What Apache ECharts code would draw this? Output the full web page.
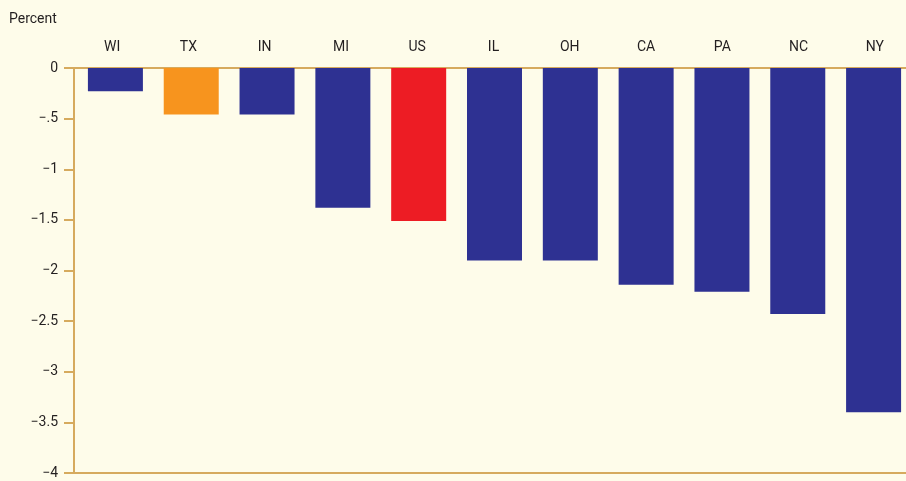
<!DOCTYPE html>
<html>
<head>
<meta charset="utf-8">
<script src="https://cdn.jsdelivr.net/npm/echarts@6/dist/echarts.min.js"></script>
<style>
  html, body { margin: 0; padding: 0; background: #fefcea; }
  #chart { width: 906px; height: 481px; }
</style>
</head>
<body>
<div id="chart"></div>
<script>
const states = ['WI', 'TX', 'IN', 'MI', 'US', 'IL', 'OH', 'CA', 'PA', 'NC', 'NY']
const changes = [-0.23, -0.46, -0.46, -1.38, -1.51, -1.9, -1.9, -2.14, -2.21, -2.43, -3.4]
const barColors = ['#2e3192', '#f7941e', '#2e3192', '#2e3192', '#ed1c24', '#2e3192', '#2e3192', '#2e3192', '#2e3192', '#2e3192', '#2e3192']

const axisColor = '#d6aa5e'
const textColor = '#231f20'
const font = 'Roboto, sans-serif'

const chart = echarts.init(document.getElementById('chart'))

// grid 0 carries the visible axes, grid 1 the bars (they sit a touch off the tick bands in the original)
chart.setOption({
  backgroundColor: '#fefcea',
  animation: false,
  title: {
    text: 'Percent',
    left: 4,
    top: 7,
    textStyle: { fontSize: 14, fontWeight: 'normal', color: textColor, fontFamily: font },
  },
  grid: [
    { left: 74, right: -7, top: 68, bottom: 8, outerBoundsMode: 'none', containLabel: false },
    { left: 77.5, right: -5.5, top: 68, bottom: 8, outerBoundsMode: 'none', containLabel: false },
  ],
  xAxis: [
    {
      type: 'category',
      gridIndex: 0,
      position: 'top',
      data: states,
      axisLine: { lineStyle: { color: axisColor, width: 2 } },
      axisTick: { length: 6, lineStyle: { color: axisColor, width: 2 } },
      axisLabel: { color: textColor, fontSize: 14, fontFamily: font, margin: 14 },
    },
    {
      type: 'category',
      gridIndex: 0,
      position: 'bottom',
      data: states,
      axisLine: { onZero: false, lineStyle: { color: axisColor, width: 2 } },
      axisTick: { show: false },
      axisLabel: { show: false },
    },
    {
      type: 'category',
      gridIndex: 1,
      data: states,
      show: false,
    },
  ],
  yAxis: [
    {
      type: 'value',
      gridIndex: 0,
      min: -4,
      max: 0,
      interval: 0.5,
      axisLine: { show: true, lineStyle: { color: axisColor, width: 2 } },
      axisTick: { show: true, length: 10, lineStyle: { color: axisColor, width: 2 } },
      splitLine: { show: false },
      axisLabel: {
        color: textColor,
        fontSize: 14,
        fontFamily: font,
        margin: 16,
        formatter: (v) => {
          if (v === 0) return '0'
          return String(v).replace('-0.', '-.').replace('-', '\u2212')
        },
      },
    },
    {
      type: 'value',
      gridIndex: 1,
      min: -4,
      max: 0,
      show: false,
    },
  ],
  series: [
    {
      type: 'bar',
      xAxisIndex: 2,
      yAxisIndex: 1,
      barWidth: 55,
      data: changes.map((v, i) => ({ value: v, itemStyle: { color: barColors[i] } })),
    },
  ],
})
</script>
</body>
</html>
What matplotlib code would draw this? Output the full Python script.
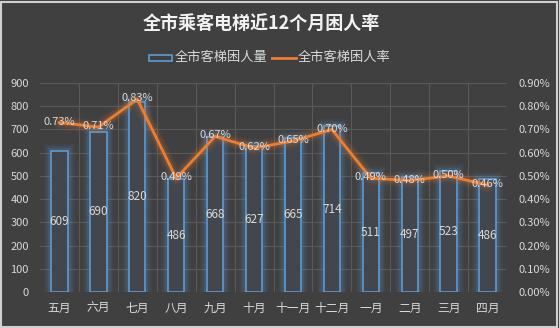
import matplotlib.pyplot as plt
from matplotlib.patches import Rectangle
from matplotlib.ticker import FuncFormatter

plt.rcParams['font.family'] = ['Noto Sans CJK SC', 'DejaVu Sans']

months = ['五月', '六月', '七月', '八月', '九月', '十月', '十一月', '十二月', '一月', '二月', '三月', '四月']
trapped = [609, 690, 820, 486, 668, 627, 665, 714, 511, 497, 523, 486]
rate = [0.73, 0.71, 0.83, 0.49, 0.67, 0.62, 0.65, 0.70, 0.49, 0.48, 0.50, 0.46]

bg = '#404040'
txt = '#d9d9d9'
blue = '#5b9bd5'
orange = '#ed7d31'

fig = plt.figure(figsize=(5.59, 3.28), dpi=100, facecolor=bg)
ax = fig.add_axes([40 / 559, 36 / 328, 467 / 559, 209 / 328])
ax.set_facecolor(bg)
ax2 = ax.twinx()

x = list(range(len(months)))

# bars: soft blue glow, then the outlined bar itself
for lw, a in [(10, 0.06), (7, 0.10), (4.5, 0.15)]:
    ax.bar(x, trapped, width=0.42, facecolor='none', edgecolor=blue, linewidth=lw, alpha=a, zorder=2)
ax.bar(x, trapped, width=0.42, facecolor='#43474d', edgecolor=blue, linewidth=1.2, zorder=3)

for i, v in enumerate(trapped):
    ax.text(i, v / 2, str(v), ha='center', va='center', color=txt, fontsize=8.5, zorder=4)

ax.set_xlim(-0.5, len(months) - 0.5)
ax.set_ylim(0, 900)
ax.set_yticks(range(0, 901, 100))
ax.set_xticks(x)
ax.set_xticklabels(months)
ax.set_xticks([i + 0.5 for i in x[:-1]], minor=True)
ax.grid(axis='y', color='#595959', linewidth=0.8)
ax.grid(axis='x', which='minor', color='#595959', linewidth=0.8)
ax.set_axisbelow(True)

# line with orange glow
for lw, a in [(10, 0.06), (7, 0.09), (4.5, 0.14)]:
    ax2.plot(x, rate, color=orange, linewidth=lw, alpha=a, solid_capstyle='round', zorder=5)
ax2.plot(x, rate, color=orange, linewidth=2, zorder=6)
for i, r in enumerate(rate):
    ax2.text(i, r + 0.004, f'{r:.2f}%', ha='center', va='center', color=txt, fontsize=8, zorder=7)

ax2.set_ylim(0, 0.9)
ax2.set_yticks([i / 10 for i in range(10)])
ax2.yaxis.set_major_formatter(FuncFormatter(lambda v, p: f'{v:.2f}%'))
ax.set_zorder(ax2.get_zorder() - 1)
ax2.patch.set_visible(False)

for a in (ax, ax2):
    for s in a.spines.values():
        s.set_visible(False)
    a.tick_params(which='both', length=0, colors=txt, labelsize=8)
ax.tick_params(axis='y', pad=8)
ax.tick_params(axis='x', pad=7, labelsize=8.5)
ax2.tick_params(axis='y', pad=8)

fig.text(0.468, 0.925, '全市乘客电梯近12个月困人率', ha='center', va='center',
         color='#f2f2f2', fontsize=13, fontweight='bold')

# legend drawn by hand
fig.patches.append(Rectangle((149 / 559, 1 - 61 / 328), 23 / 559, 6 / 328, transform=fig.transFigure,
                             facecolor='none', edgecolor=blue, linewidth=1.2))
fig.text(175 / 559, 1 - 57 / 328, '全市客梯困人量', ha='left', va='center', color=txt, fontsize=9.5)
fig.lines.append(plt.Line2D([272 / 559, 296 / 559], [1 - 58 / 328, 1 - 58 / 328], transform=fig.transFigure,
                            color=orange, linewidth=2))
fig.text(298 / 559, 1 - 57 / 328, '全市客梯困人率', ha='left', va='center', color=txt, fontsize=9.5)

# outer frame
fig.patches.append(Rectangle((0.002, 0.004), 0.994, 0.99, transform=fig.transFigure,
                             facecolor='none', edgecolor='#d0d0d0', linewidth=1.5))

fig.savefig('out.png', dpi=100, facecolor=bg)
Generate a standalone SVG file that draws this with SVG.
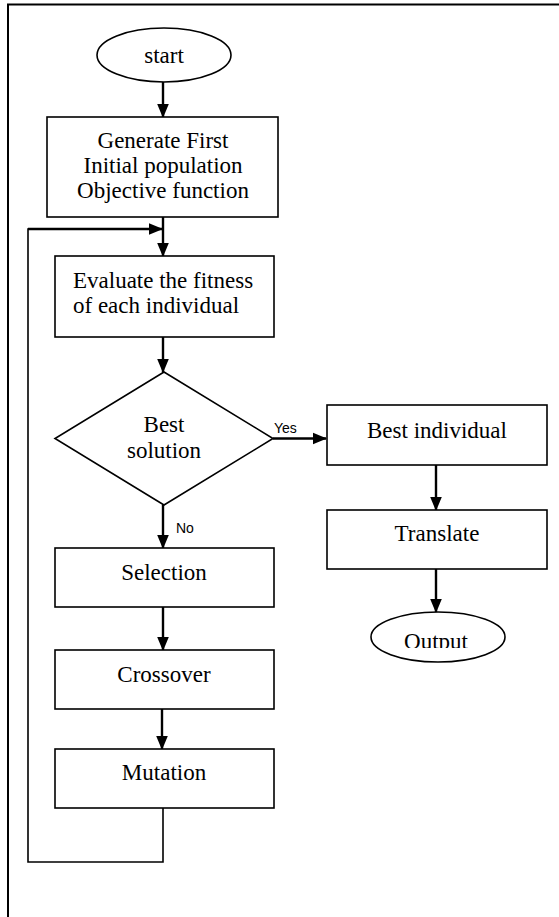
<svg xmlns="http://www.w3.org/2000/svg" width="559" height="917" viewBox="0 0 559 917">
<style>
.shape{fill:#fff;stroke:#000;stroke-width:1.6}
.t{font-family:"Liberation Serif","Times New Roman",serif;font-size:23px;fill:#000;text-anchor:middle}
.lbl{font-family:"Liberation Sans",Arial,sans-serif;font-size:14px;fill:#000}
.arrow{fill:none;stroke:#000;stroke-width:2.4;marker-end:url(#ah)}
.loop{fill:none;stroke:#000;stroke-width:1.6}
</style>
<defs>
<marker id="ah" markerWidth="6" markerHeight="6" refX="5.6" refY="2.5" orient="auto" markerUnits="strokeWidth" viewBox="0 0 6 5">
<path d="M0,0 L6,2.5 L0,5 Z" fill="#000"/>
</marker>
<clipPath id="outclip"><rect x="360" y="600" width="160" height="48"/></clipPath>
</defs>
<rect width="559" height="917" fill="#fff"/>
<path d="M8,917 V4.5 H559" fill="none" stroke="#000" stroke-width="2"/>

<g id="connectors">
<line class="arrow" x1="163" y1="82" x2="163" y2="117"/>
<line class="arrow" x1="163" y1="217" x2="163" y2="256"/>
<path class="loop" d="M163,808 V862 H28 V229 H148"/>
<line class="arrow" x1="28" y1="229" x2="162" y2="229"/>
<line class="arrow" x1="163" y1="337" x2="163" y2="372"/>
<line class="arrow" x1="273" y1="438.5" x2="326" y2="438.5"/>
<text class="lbl" x="274" y="433">Yes</text>
<line class="arrow" x1="163" y1="505" x2="163" y2="548"/>
<text class="lbl" x="176" y="533">No</text>
<line class="arrow" x1="163" y1="607" x2="163" y2="650"/>
<line class="arrow" x1="162" y1="709" x2="162" y2="749"/>
<line class="arrow" x1="436" y1="465" x2="436" y2="510"/>
<line class="arrow" x1="436" y1="569" x2="436" y2="612"/>
</g>

<g id="start">
<ellipse class="shape" cx="164" cy="55" rx="67" ry="27"/>
<text class="t" x="164" y="63">start</text>
</g>

<g id="generate">
<rect class="shape" x="47" y="117" width="231" height="100"/>
<text class="t" x="163" y="148">Generate First</text>
<text class="t" x="163" y="173">Initial population</text>
<text class="t" x="163" y="198">Objective function</text>
</g>

<g id="evaluate">
<rect class="shape" x="55" y="256" width="219" height="81"/>
<text class="t" x="73" y="288" style="text-anchor:start">Evaluate the fitness</text>
<text class="t" x="73" y="313" style="text-anchor:start">of each individual</text>
</g>

<g id="decision">
<polygon class="shape" points="164,372 273,438.5 164,505 55,438.5"/>
<text class="t" x="164" y="432">Best</text>
<text class="t" x="164" y="458">solution</text>
</g>

<g id="best-individual">
<rect class="shape" x="327" y="405" width="220" height="60"/>
<text class="t" x="437" y="438">Best individual</text>
</g>

<g id="translate">
<rect class="shape" x="327" y="510" width="220" height="59"/>
<text class="t" x="437" y="541">Translate</text>
</g>

<g id="output">
<ellipse class="shape" cx="438" cy="637" rx="67" ry="25"/>
<text class="t" x="436" y="649" clip-path="url(#outclip)">Output</text>
</g>

<g id="selection">
<rect class="shape" x="55" y="548" width="219" height="59"/>
<text class="t" x="164" y="580">Selection</text>
</g>

<g id="crossover">
<rect class="shape" x="55" y="650" width="219" height="59"/>
<text class="t" x="164" y="682">Crossover</text>
</g>

<g id="mutation">
<rect class="shape" x="55" y="749" width="219" height="59"/>
<text class="t" x="164" y="780">Mutation</text>
</g>
</svg>
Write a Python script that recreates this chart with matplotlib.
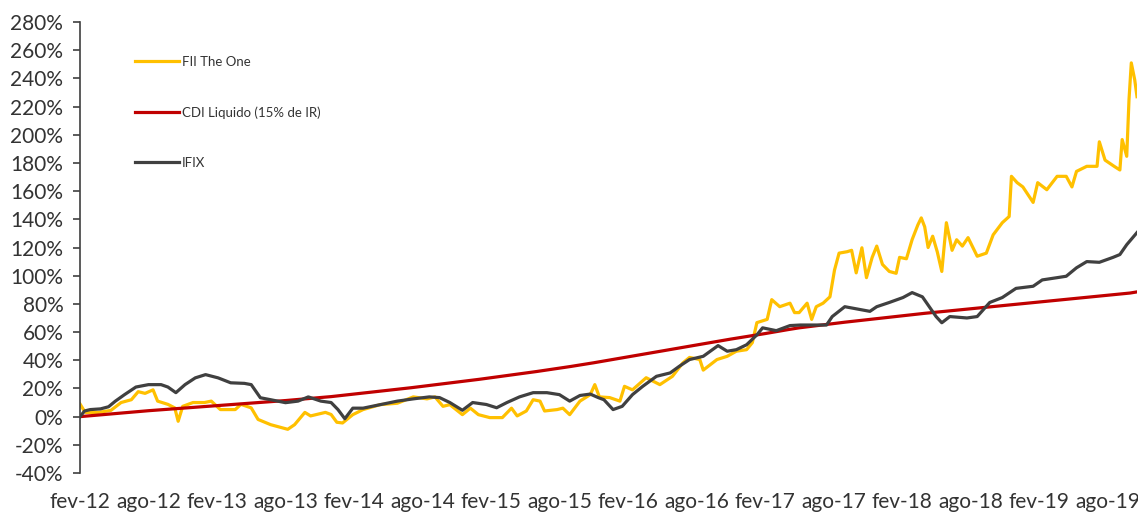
import matplotlib
matplotlib.use("Agg")
import matplotlib.pyplot as plt
from matplotlib.ticker import FuncFormatter

plt.rcParams['font.family'] = ['Lato', 'DejaVu Sans']

# x values are months since Feb 2012
tick_labels = ["fev-12", "ago-12", "fev-13", "ago-13", "fev-14", "ago-14", "fev-15", "ago-15",
               "fev-16", "ago-16", "fev-17", "ago-17", "fev-18", "ago-18", "fev-19", "ago-19"]

cdi_months = list(range(93)) + [92.6]
cdi_vals = [0.0, 0.7, 1.4, 2.1, 2.8, 3.5, 4.2, 4.8, 5.4, 6.0,
            6.6, 7.2, 7.8, 8.4, 9.0, 9.6, 10.2, 10.8, 11.4, 12.1,
            12.8, 13.5, 14.2, 15.1, 16.0, 16.9, 17.8, 18.7, 19.6, 20.5,
            21.5, 22.5, 23.5, 24.5, 25.5, 26.5, 27.6, 28.7, 29.8, 30.9,
            32.0, 33.2, 34.4, 35.6, 36.9, 38.2, 39.6, 41.0, 42.4, 43.8,
            45.2, 46.6, 48.0, 49.4, 50.8, 52.2, 53.6, 55.0, 56.3, 57.6,
            58.9, 60.3, 61.7, 63.0, 64.0, 65.0, 66.0, 67.0, 67.9, 68.8,
            69.7, 70.6, 71.5, 72.4, 73.3, 74.1, 74.9, 75.7, 76.5, 77.3,
            78.1, 78.9, 79.7, 80.5, 81.3, 82.1, 82.9, 83.7, 84.5, 85.3,
            86.1, 86.9, 87.7, 88.5]

ifix_months = [0.0, 0.4, 0.9, 1.8, 2.5, 3.1, 3.9, 4.9, 6.0, 7.1, 7.7, 8.4, 9.2, 10.1, 11.0,
               12.1, 13.2, 14.4, 15.0, 15.8, 16.7, 18.0, 19.1, 20.0, 21.1, 22.0, 22.6, 23.2,
               23.9, 24.8, 26.3, 27.8, 29.2, 30.6, 31.5, 32.4, 33.5, 34.4, 35.6, 36.5, 37.4,
               38.5, 39.7, 40.9, 42.0, 42.9, 43.8, 44.7, 45.4, 45.9, 46.7, 47.5, 48.4, 49.3,
               50.5, 51.7, 52.5, 53.4, 54.6, 55.9, 56.7, 57.5, 58.4, 59.3, 59.8, 61.0, 62.2,
               63.1, 64.2, 65.4, 65.9, 67.0, 68.0, 69.2, 69.8, 70.9, 72.1, 72.9, 73.8, 74.4,
               75.0, 75.5, 76.2, 77.7, 78.6, 79.7, 80.8, 82.0, 83.5, 84.3, 85.6, 86.4, 87.3,
               88.2, 89.3, 90.5, 91.1, 91.7, 92.6]
ifix_vals = [0, 4, 5, 5.5, 7, 11, 15.6, 21, 22.7, 22.7, 21, 17, 22.7, 27.5, 29.8,
             27.5, 24, 23.6, 22.7, 13.4, 12, 9.9, 11, 14, 11, 10, 5, -1.5,
             6, 6, 8.5, 11, 12.6, 14, 13.5, 10, 4.5, 10, 8.6, 6.3, 10,
             14, 17, 17, 15.6, 11, 15, 16, 13.5, 12, 5, 7.3, 15.6, 21.5,
             28.6, 31, 35.7, 40.5, 42.8, 50.4, 46.4, 47.5, 51, 58, 63, 61, 64.6,
             65, 65, 65, 71, 78, 76.5, 74.7, 78, 81, 84.5, 88, 85, 78,
             71, 66.6, 71, 70, 71, 81, 84.5, 91, 92.5, 97, 98.6, 99.6, 105.6,
             110, 109.5, 113, 115, 122, 130.6]

fii_months = [0.0, 0.3, 0.5, 1.6, 2.7, 3.6, 4.5, 5.1, 5.7, 6.4, 6.8, 7.7, 8.3, 8.6, 9.0,
              9.9, 10.9, 11.5, 12.3, 13.6, 14.1, 15.0, 15.6, 16.7, 18.2, 18.8, 19.7, 20.2,
              21.5, 22.0, 22.5, 23.0, 23.9, 24.8, 26.3, 27.8, 29.2, 30.4, 31.1, 31.8, 32.4,
              33.5, 34.2, 34.9, 35.9, 37.0, 37.8, 38.3, 39.1, 39.7, 40.3, 40.7, 41.8, 42.3,
              42.9, 43.8, 44.7, 45.1, 45.5, 46.4, 47.3, 47.7, 48.4, 49.6, 50.8, 51.9, 52.8,
              53.4, 54.3, 54.6, 55.8, 56.7, 57.5, 58.4, 58.9, 59.3, 60.2, 60.6, 61.3, 62.2,
              62.6, 63.0, 63.7, 64.1, 64.5, 65.1, 65.7, 66.1, 66.5, 67.2, 67.6, 68.0, 68.5,
              68.9, 69.4, 69.8, 70.3, 70.9, 71.5, 71.8, 72.4, 72.9, 73.4, 73.7, 74.0, 74.3,
              74.7, 75.1, 75.5, 75.9, 76.4, 76.8, 77.3, 77.8, 78.6, 79.4, 80.0, 80.8, 81.4,
              81.6, 82.1, 82.6, 83.5, 83.9, 84.7, 85.6, 86.4, 86.9, 87.3, 88.2, 89.1, 89.3,
              89.8, 90.6, 91.1, 91.3, 91.7, 91.9, 92.1, 92.4, 92.6]
fii_vals = [9, 5, 3, 3, 4.4, 10, 12, 17.7, 16.5, 19, 11, 8.7, 6.2, -3.3, 7.3,
            10, 10, 11, 5, 5, 8.7, 6.2, -2, -5.7, -9, -5.7, 3, 0.5,
            3, 1.5, -4, -4.5, 1.4, 5, 8.5, 9.5, 14, 12.6, 14, 7.3, 8.5,
            1.4, 6, 1.4, -0.7, -0.7, 6, 0.5, 4, 12, 11, 4, 5, 6,
            1.4, 11, 15.6, 22.7, 14, 13.5, 11, 21.5, 19, 27.6, 22.7, 28.6, 38,
            42, 40.5, 33, 40.5, 42.8, 46.4, 47.5, 52.5, 66.7, 69, 83, 78, 80.5,
            73.8, 73.8, 80.5, 69, 78, 80.5, 85, 104, 116, 117, 118, 102, 119.8,
            98.6, 113, 121, 108, 103, 101.7, 113, 112, 125.6, 136, 141, 134.7, 120,
            128, 117, 103, 137.6, 118, 125.5, 121, 127, 113.8, 116, 129, 137.6, 142,
            170.5, 166, 163, 152, 166, 161, 170.5, 170.5, 163, 174, 177.6, 177.6, 195,
            182, 177.6, 175, 196.6, 184.7, 225, 251, 239, 227]

fig = plt.figure(figsize=(11.38, 5.13), dpi=100)
ax = fig.add_axes([80 / 1138, 1 - 473 / 513, 1057 / 1138, 451 / 513])

ax.plot(fii_months, fii_vals, color="#FFC000", lw=2.3, label="FII The One")
ax.plot(cdi_months, cdi_vals, color="#C00000", lw=2.3, label="CDI Liquido (15% de IR)")
ax.plot(ifix_months, ifix_vals, color="#404040", lw=2.3, label="IFIX")

ax.set_xlim(0, 92.6)
ax.set_ylim(-40, 280)
ax.set_yticks(range(-40, 281, 20))
ax.yaxis.set_major_formatter(FuncFormatter(lambda v, p: f"{int(v)}%"))
ax.set_xticks(range(0, 91, 6))
ax.set_xticklabels(tick_labels)

for s in ["top", "right", "bottom"]:
    ax.spines[s].set_visible(False)
ax.spines["left"].set_color("#404040")
ax.spines["left"].set_linewidth(1.2)
ax.tick_params(axis="y", direction="out", length=5, width=1.2, color="#404040",
               labelsize=15, labelcolor="#333333", pad=7)
ax.tick_params(axis="x", length=0, labelsize=15, labelcolor="#333333", pad=14)

leg = ax.legend(loc="upper left", bbox_to_anchor=(0.041, 0.951), frameon=False,
                fontsize=9.5, handlelength=3.3, handletextpad=0.25, labelspacing=2.9)
for t in leg.get_texts():
    t.set_color("#333333")

fig.savefig("out.png", dpi=100)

TO BE DONE: Begin at the first line of the records and please reproduce every line exactly through the one containing "const font = 'Roboto, sans-serif'", leaving all pictures out.

ANSWER TO THIS PROBLEM:
What Apache ECharts code would draw this? Output the full web page.
<!DOCTYPE html>
<html>
<head>
<meta charset="utf-8">
<script src="https://cdn.jsdelivr.net/npm/echarts@6/dist/echarts.min.js"></script>
<style>
  html, body { margin: 0; padding: 0; background: #fefcea; }
  #chart { width: 906px; height: 481px; }
</style>
</head>
<body>
<div id="chart"></div>
<script>
const states = ['WI', 'TX', 'IN', 'MI', 'US', 'IL', 'OH', 'CA', 'PA', 'NC', 'NY']
const changes = [-0.23, -0.46, -0.46, -1.38, -1.51, -1.9, -1.9, -2.14, -2.21, -2.43, -3.4]
const barColors = ['#2e3192', '#f7941e', '#2e3192', '#2e3192', '#ed1c24', '#2e3192', '#2e3192', '#2e3192', '#2e3192', '#2e3192', '#2e3192']

const axisColor = '#d6aa5e'
const textColor = '#231f20'
const font = 'Roboto, sans-serif'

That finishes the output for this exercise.